__Problem details__. Copy the data exactly as it appears, and do not include any pictures.

━━━ Data shown

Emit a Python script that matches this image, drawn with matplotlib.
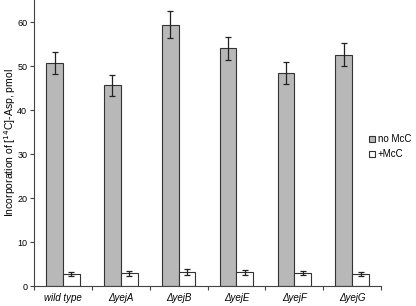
import matplotlib
matplotlib.use("Agg")
import matplotlib.pyplot as plt
import numpy as np

plt.rcParams["font.family"] = ["Liberation Sans", "DejaVu Sans"]

strains = ["wild type", "\u0394yejA", "\u0394yejB", "\u0394yejE", "\u0394yejF", "\u0394yejG"]
no_mcc = [50.7, 45.6, 59.4, 54.0, 48.5, 52.6]
no_mcc_err = [2.5, 2.3, 3.0, 2.7, 2.5, 2.6]
plus_mcc = [2.7, 2.9, 3.2, 3.1, 3.0, 2.8]
plus_mcc_err = [0.5, 0.5, 0.6, 0.6, 0.5, 0.5]

fig = plt.figure(figsize=(4.16, 3.06), dpi=100)
ax = fig.add_axes([0.082, 0.065, 0.834, 0.935])

x = np.arange(len(strains))
w = 0.29
ekw = dict(ecolor="#222222", elinewidth=0.9, capsize=2.5, capthick=0.9)
ax.bar(x - w / 2, no_mcc, w, yerr=no_mcc_err, color="#b8b8b8", edgecolor="#333333",
       linewidth=0.8, error_kw=ekw, label="no McC")
ax.bar(x + w / 2, plus_mcc, w, yerr=plus_mcc_err, color="white", edgecolor="#333333",
       linewidth=0.8, error_kw=ekw, label="+McC")

ax.set_xlim(-0.5, len(strains) - 0.5)
ax.set_ylim(0, 65)
ax.set_yticks(np.arange(0, 61, 10))
ax.set_xticks(np.arange(-0.5, len(strains), 1.0))
ax.set_xticklabels([])
ax.set_xticks(x, minor=True)
ax.set_xticklabels(strains, minor=True, fontstyle="italic", fontsize=7)
ax.tick_params(axis="x", which="minor", length=0, pad=5)
ax.tick_params(axis="x", which="major", length=3, direction="out", color="#444444")
ax.tick_params(axis="y", labelsize=6.5, length=3, color="#444444", pad=2)
for s in ["top", "right"]:
    ax.spines[s].set_visible(False)
for s in ["left", "bottom"]:
    ax.spines[s].set_color("#444444")
    ax.spines[s].set_linewidth(0.8)

ax.set_ylabel("Incorporation of [$^{14}$C]-Asp, pmol", fontsize=7.5)
ax.yaxis.set_label_coords(-0.045, 0.5)

fig.legend(loc="upper left", bbox_to_anchor=(0.88, 0.57), frameon=False, fontsize=7,
           handlelength=0.6, handleheight=0.6, handletextpad=0.3, labelspacing=0.5,
           borderaxespad=0, borderpad=0.3)

fig.savefig("out.png", dpi=100)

━━━━━━

__In response__.
Emit a Python script that matches this image, drawn with matplotlib.
import matplotlib
matplotlib.use("Agg")
import matplotlib.pyplot as plt
import numpy as np

plt.rcParams["font.family"] = ["Liberation Sans", "DejaVu Sans"]

strains = ["wild type", "\u0394yejA", "\u0394yejB", "\u0394yejE", "\u0394yejF", "\u0394yejG"]
no_mcc = [50.7, 45.6, 59.4, 54.0, 48.5, 52.6]
no_mcc_err = [2.5, 2.3, 3.0, 2.7, 2.5, 2.6]
plus_mcc = [2.7, 2.9, 3.2, 3.1, 3.0, 2.8]
plus_mcc_err = [0.5, 0.5, 0.6, 0.6, 0.5, 0.5]

fig = plt.figure(figsize=(4.16, 3.06), dpi=100)
ax = fig.add_axes([0.082, 0.065, 0.834, 0.935])

x = np.arange(len(strains))
w = 0.29
ekw = dict(ecolor="#222222", elinewidth=0.9, capsize=2.5, capthick=0.9)
ax.bar(x - w / 2, no_mcc, w, yerr=no_mcc_err, color="#b8b8b8", edgecolor="#333333",
       linewidth=0.8, error_kw=ekw, label="no McC")
ax.bar(x + w / 2, plus_mcc, w, yerr=plus_mcc_err, color="white", edgecolor="#333333",
       linewidth=0.8, error_kw=ekw, label="+McC")

ax.set_xlim(-0.5, len(strains) - 0.5)
ax.set_ylim(0, 65)
ax.set_yticks(np.arange(0, 61, 10))
ax.set_xticks(np.arange(-0.5, len(strains), 1.0))
ax.set_xticklabels([])
ax.set_xticks(x, minor=True)
ax.set_xticklabels(strains, minor=True, fontstyle="italic", fontsize=7)
ax.tick_params(axis="x", which="minor", length=0, pad=5)
ax.tick_params(axis="x", which="major", length=3, direction="out", color="#444444")
ax.tick_params(axis="y", labelsize=6.5, length=3, color="#444444", pad=2)
for s in ["top", "right"]:
    ax.spines[s].set_visible(False)
for s in ["left", "bottom"]:
    ax.spines[s].set_color("#444444")
    ax.spines[s].set_linewidth(0.8)

ax.set_ylabel("Incorporation of [$^{14}$C]-Asp, pmol", fontsize=7.5)
ax.yaxis.set_label_coords(-0.045, 0.5)

fig.legend(loc="upper left", bbox_to_anchor=(0.88, 0.57), frameon=False, fontsize=7,
           handlelength=0.6, handleheight=0.6, handletextpad=0.3, labelspacing=0.5,
           borderaxespad=0, borderpad=0.3)

fig.savefig("out.png", dpi=100)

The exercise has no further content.